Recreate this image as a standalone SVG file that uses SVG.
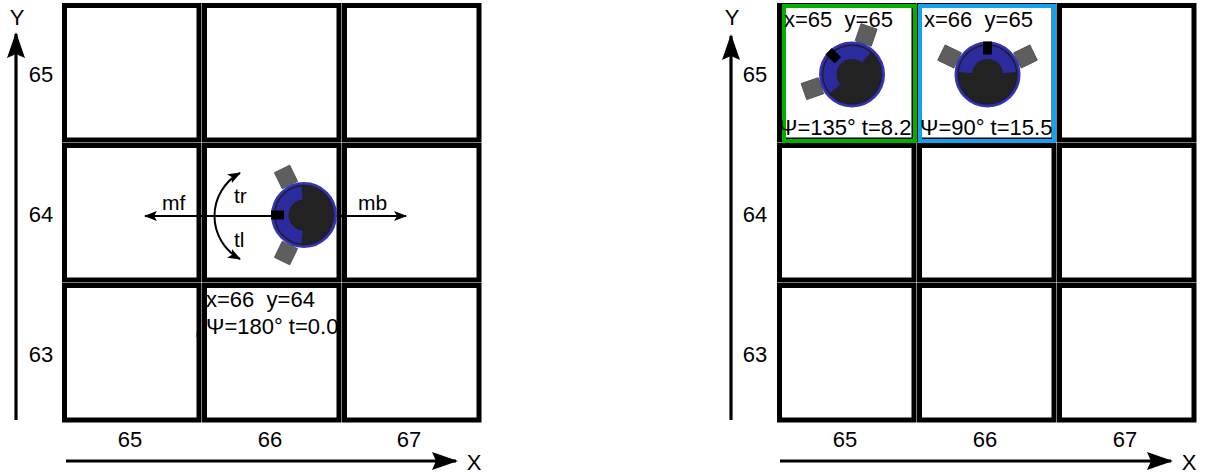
<svg xmlns="http://www.w3.org/2000/svg" xmlns:xlink="http://www.w3.org/1999/xlink" width="1205" height="473" viewBox="0 0 1205 473">
  <style>
    text { font-family: "Liberation Sans", Arial, sans-serif; fill: #000; white-space: pre; }
    .lbl { font-size: 21px; }
    .ax { font-size: 22px; text-anchor: middle; }
    .state { font-size: 22px; }
    .cell { fill: #fff; stroke: #000; stroke-width: 5; }
    .axis { stroke: #000; stroke-width: 3.2; fill: none; }
    .motion { stroke: #000; stroke-width: 2; fill: none; }
    .wheel { fill: #5e5e5e; stroke: #4a4a4a; stroke-width: 0.8; }
  </style>
  <defs>
    <marker id="axisHead" markerUnits="userSpaceOnUse" markerWidth="26" markerHeight="18" viewBox="0 0 26 18" refX="24" refY="9" orient="auto">
      <path d="M0,0 L26,9 L0,18 L4,9 Z" fill="#000"/>
    </marker>
    <marker id="smallHead" markerUnits="userSpaceOnUse" markerWidth="13" markerHeight="10" viewBox="0 0 13 10" refX="12" refY="5" orient="auto-start-reverse">
      <path d="M0,0 L13,5 L0,10 L3,5 Z" fill="#000"/>
    </marker>
    <!-- robot symbol, centred on the origin, front facing -x -->
    <g id="robot">
      <rect class="wheel" x="-8.5" y="-9" width="17" height="18" transform="translate(-18,-38) rotate(-26)"/>
      <rect class="wheel" x="-8.5" y="-9" width="17" height="18" transform="translate(-18,38) rotate(26)"/>
      <circle r="32" fill="#2b2b9e" stroke="#3535b4" stroke-width="2"/>
      <path d="M0,0 L-2.5,-28.9 A29,29 0 1 1 -2.5,28.9 Z" fill="#222"/>
      <circle r="15.5" fill="#222"/>
      <circle r="29.3" fill="none" stroke="#1c1c1c" stroke-width="1.2"/>
      <rect x="-33" y="-4.5" width="13" height="9" fill="#000"/>
    </g>
  </defs>

  <rect width="1205" height="473" fill="#fff"/>

  <!-- left map: 3x3 cells -->
  <g id="grid-left">
    <rect class="cell" x="64.5" y="5.5" width="134.5" height="134.5"/>
    <rect class="cell" x="204.5" y="5.5" width="134.5" height="134.5"/>
    <rect class="cell" x="344.5" y="5.5" width="134.5" height="134.5"/>
    <rect class="cell" x="64.5" y="145.5" width="134.5" height="134.5"/>
    <rect class="cell" x="204.5" y="145.5" width="134.5" height="134.5"/>
    <rect class="cell" x="344.5" y="145.5" width="134.5" height="134.5"/>
    <rect class="cell" x="64.5" y="285.5" width="134.5" height="134.5"/>
    <rect class="cell" x="204.5" y="285.5" width="134.5" height="134.5"/>
    <rect class="cell" x="344.5" y="285.5" width="134.5" height="134.5"/>
  </g>

  <!-- right map: 3x3 cells -->
  <g id="grid-right">
    <rect class="cell" x="779.5" y="5.5" width="134.5" height="134.5"/>
    <rect class="cell" x="919.5" y="5.5" width="134.5" height="134.5"/>
    <rect class="cell" x="1059.5" y="5.5" width="134.5" height="134.5"/>
    <rect class="cell" x="779.5" y="145.5" width="134.5" height="134.5"/>
    <rect class="cell" x="919.5" y="145.5" width="134.5" height="134.5"/>
    <rect class="cell" x="1059.5" y="145.5" width="134.5" height="134.5"/>
    <rect class="cell" x="779.5" y="285.5" width="134.5" height="134.5"/>
    <rect class="cell" x="919.5" y="285.5" width="134.5" height="134.5"/>
    <rect class="cell" x="1059.5" y="285.5" width="134.5" height="134.5"/>
    <rect x="784" y="6" width="131" height="135" fill="none" stroke="#00b000" stroke-width="4"/>
    <rect x="920" y="6" width="134" height="135" fill="none" stroke="#12a2f2" stroke-width="4"/>
  </g>

  <!-- axes and motion arrows -->
  <g id="connectors">
    <line class="axis" x1="16" y1="420" x2="16" y2="34" marker-end="url(#axisHead)"/>
    <line class="axis" x1="66" y1="461" x2="456" y2="461" marker-end="url(#axisHead)"/>
    <line class="axis" x1="731" y1="420" x2="731" y2="36" marker-end="url(#axisHead)"/>
    <line class="axis" x1="780" y1="461" x2="1171" y2="461" marker-end="url(#axisHead)"/>
    <line class="motion" x1="145" y1="216" x2="406" y2="216" marker-start="url(#smallHead)" marker-end="url(#smallHead)"/>
    <path class="motion" d="M240,173 A49,49 0 0 0 240,259" marker-start="url(#smallHead)" marker-end="url(#smallHead)"/>
  </g>

  <!-- axis labels -->
  <g id="labels-left">
    <text class="ax" x="17" y="25">Y</text>
    <text class="ax" x="474" y="470">X</text>
    <text class="ax" x="41" y="82">65</text>
    <text class="ax" x="41" y="222">64</text>
    <text class="ax" x="41" y="362">63</text>
    <text class="ax" x="130" y="447">65</text>
    <text class="ax" x="270" y="447">66</text>
    <text class="ax" x="409" y="447">67</text>
    <text class="lbl" x="162" y="210">mf</text>
    <text class="lbl" x="358" y="210">mb</text>
    <text class="lbl" x="234" y="203">tr</text>
    <text class="lbl" x="234" y="247">tl</text>
  </g>
  <g id="labels-right">
    <text class="ax" x="732" y="25">Y</text>
    <text class="ax" x="1189" y="470">X</text>
    <text class="ax" x="755" y="82">65</text>
    <text class="ax" x="755" y="222">64</text>
    <text class="ax" x="755" y="362">63</text>
    <text class="ax" x="845" y="447">65</text>
    <text class="ax" x="985" y="447">66</text>
    <text class="ax" x="1125" y="447">67</text>
  </g>

  <!-- robot at 66/64, heading 180 -->
  <g id="robot-start">
    <use xlink:href="#robot" transform="translate(304,215)"/>
    <text class="state" x="206" y="307">x=66  y=64</text>
    <text class="state" x="206" y="334">Ψ=180° t=0.0</text>
    <path d="M197,332 q1.5,1.5 0,5" stroke="#000" stroke-width="1.6" fill="none"/>
  </g>

  <!-- robot at 65/65, heading 135 -->
  <g id="robot-a">
    <use xlink:href="#robot" transform="translate(852,74.5) rotate(45)"/>
    <text class="state" x="784" y="27">x=65  y=65</text>
    <text class="state" x="779" y="135">Ψ=135° t=8.2</text>
  </g>

  <!-- robot at 66/65, heading 90 -->
  <g id="robot-b">
    <use xlink:href="#robot" transform="translate(987.5,74.5) rotate(90)"/>
    <text class="state" x="924" y="27">x=66  y=65</text>
    <text class="state" x="920" y="135">Ψ=90° t=15.5</text>
  </g>
</svg>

____________________

Short exercise:
Exclude the images and reproduce the remaining data exactly.

Correct response:
Recreate this image as a standalone SVG file that uses SVG.
<svg xmlns="http://www.w3.org/2000/svg" xmlns:xlink="http://www.w3.org/1999/xlink" width="1205" height="473" viewBox="0 0 1205 473">
  <style>
    text { font-family: "Liberation Sans", Arial, sans-serif; fill: #000; white-space: pre; }
    .lbl { font-size: 21px; }
    .ax { font-size: 22px; text-anchor: middle; }
    .state { font-size: 22px; }
    .cell { fill: #fff; stroke: #000; stroke-width: 5; }
    .axis { stroke: #000; stroke-width: 3.2; fill: none; }
    .motion { stroke: #000; stroke-width: 2; fill: none; }
    .wheel { fill: #5e5e5e; stroke: #4a4a4a; stroke-width: 0.8; }
  </style>
  <defs>
    <marker id="axisHead" markerUnits="userSpaceOnUse" markerWidth="26" markerHeight="18" viewBox="0 0 26 18" refX="24" refY="9" orient="auto">
      <path d="M0,0 L26,9 L0,18 L4,9 Z" fill="#000"/>
    </marker>
    <marker id="smallHead" markerUnits="userSpaceOnUse" markerWidth="13" markerHeight="10" viewBox="0 0 13 10" refX="12" refY="5" orient="auto-start-reverse">
      <path d="M0,0 L13,5 L0,10 L3,5 Z" fill="#000"/>
    </marker>
    <!-- robot symbol, centred on the origin, front facing -x -->
    <g id="robot">
      <rect class="wheel" x="-8.5" y="-9" width="17" height="18" transform="translate(-18,-38) rotate(-26)"/>
      <rect class="wheel" x="-8.5" y="-9" width="17" height="18" transform="translate(-18,38) rotate(26)"/>
      <circle r="32" fill="#2b2b9e" stroke="#3535b4" stroke-width="2"/>
      <path d="M0,0 L-2.5,-28.9 A29,29 0 1 1 -2.5,28.9 Z" fill="#222"/>
      <circle r="15.5" fill="#222"/>
      <circle r="29.3" fill="none" stroke="#1c1c1c" stroke-width="1.2"/>
      <rect x="-33" y="-4.5" width="13" height="9" fill="#000"/>
    </g>
  </defs>

  <rect width="1205" height="473" fill="#fff"/>

  <!-- left map: 3x3 cells -->
  <g id="grid-left">
    <rect class="cell" x="64.5" y="5.5" width="134.5" height="134.5"/>
    <rect class="cell" x="204.5" y="5.5" width="134.5" height="134.5"/>
    <rect class="cell" x="344.5" y="5.5" width="134.5" height="134.5"/>
    <rect class="cell" x="64.5" y="145.5" width="134.5" height="134.5"/>
    <rect class="cell" x="204.5" y="145.5" width="134.5" height="134.5"/>
    <rect class="cell" x="344.5" y="145.5" width="134.5" height="134.5"/>
    <rect class="cell" x="64.5" y="285.5" width="134.5" height="134.5"/>
    <rect class="cell" x="204.5" y="285.5" width="134.5" height="134.5"/>
    <rect class="cell" x="344.5" y="285.5" width="134.5" height="134.5"/>
  </g>

  <!-- right map: 3x3 cells -->
  <g id="grid-right">
    <rect class="cell" x="779.5" y="5.5" width="134.5" height="134.5"/>
    <rect class="cell" x="919.5" y="5.5" width="134.5" height="134.5"/>
    <rect class="cell" x="1059.5" y="5.5" width="134.5" height="134.5"/>
    <rect class="cell" x="779.5" y="145.5" width="134.5" height="134.5"/>
    <rect class="cell" x="919.5" y="145.5" width="134.5" height="134.5"/>
    <rect class="cell" x="1059.5" y="145.5" width="134.5" height="134.5"/>
    <rect class="cell" x="779.5" y="285.5" width="134.5" height="134.5"/>
    <rect class="cell" x="919.5" y="285.5" width="134.5" height="134.5"/>
    <rect class="cell" x="1059.5" y="285.5" width="134.5" height="134.5"/>
    <rect x="784" y="6" width="131" height="135" fill="none" stroke="#00b000" stroke-width="4"/>
    <rect x="920" y="6" width="134" height="135" fill="none" stroke="#12a2f2" stroke-width="4"/>
  </g>

  <!-- axes and motion arrows -->
  <g id="connectors">
    <line class="axis" x1="16" y1="420" x2="16" y2="34" marker-end="url(#axisHead)"/>
    <line class="axis" x1="66" y1="461" x2="456" y2="461" marker-end="url(#axisHead)"/>
    <line class="axis" x1="731" y1="420" x2="731" y2="36" marker-end="url(#axisHead)"/>
    <line class="axis" x1="780" y1="461" x2="1171" y2="461" marker-end="url(#axisHead)"/>
    <line class="motion" x1="145" y1="216" x2="406" y2="216" marker-start="url(#smallHead)" marker-end="url(#smallHead)"/>
    <path class="motion" d="M240,173 A49,49 0 0 0 240,259" marker-start="url(#smallHead)" marker-end="url(#smallHead)"/>
  </g>

  <!-- axis labels -->
  <g id="labels-left">
    <text class="ax" x="17" y="25">Y</text>
    <text class="ax" x="474" y="470">X</text>
    <text class="ax" x="41" y="82">65</text>
    <text class="ax" x="41" y="222">64</text>
    <text class="ax" x="41" y="362">63</text>
    <text class="ax" x="130" y="447">65</text>
    <text class="ax" x="270" y="447">66</text>
    <text class="ax" x="409" y="447">67</text>
    <text class="lbl" x="162" y="210">mf</text>
    <text class="lbl" x="358" y="210">mb</text>
    <text class="lbl" x="234" y="203">tr</text>
    <text class="lbl" x="234" y="247">tl</text>
  </g>
  <g id="labels-right">
    <text class="ax" x="732" y="25">Y</text>
    <text class="ax" x="1189" y="470">X</text>
    <text class="ax" x="755" y="82">65</text>
    <text class="ax" x="755" y="222">64</text>
    <text class="ax" x="755" y="362">63</text>
    <text class="ax" x="845" y="447">65</text>
    <text class="ax" x="985" y="447">66</text>
    <text class="ax" x="1125" y="447">67</text>
  </g>

  <!-- robot at 66/64, heading 180 -->
  <g id="robot-start">
    <use xlink:href="#robot" transform="translate(304,215)"/>
    <text class="state" x="206" y="307">x=66  y=64</text>
    <text class="state" x="206" y="334">Ψ=180° t=0.0</text>
    <path d="M197,332 q1.5,1.5 0,5" stroke="#000" stroke-width="1.6" fill="none"/>
  </g>

  <!-- robot at 65/65, heading 135 -->
  <g id="robot-a">
    <use xlink:href="#robot" transform="translate(852,74.5) rotate(45)"/>
    <text class="state" x="784" y="27">x=65  y=65</text>
    <text class="state" x="779" y="135">Ψ=135° t=8.2</text>
  </g>

  <!-- robot at 66/65, heading 90 -->
  <g id="robot-b">
    <use xlink:href="#robot" transform="translate(987.5,74.5) rotate(90)"/>
    <text class="state" x="924" y="27">x=66  y=65</text>
    <text class="state" x="920" y="135">Ψ=90° t=15.5</text>
  </g>
</svg>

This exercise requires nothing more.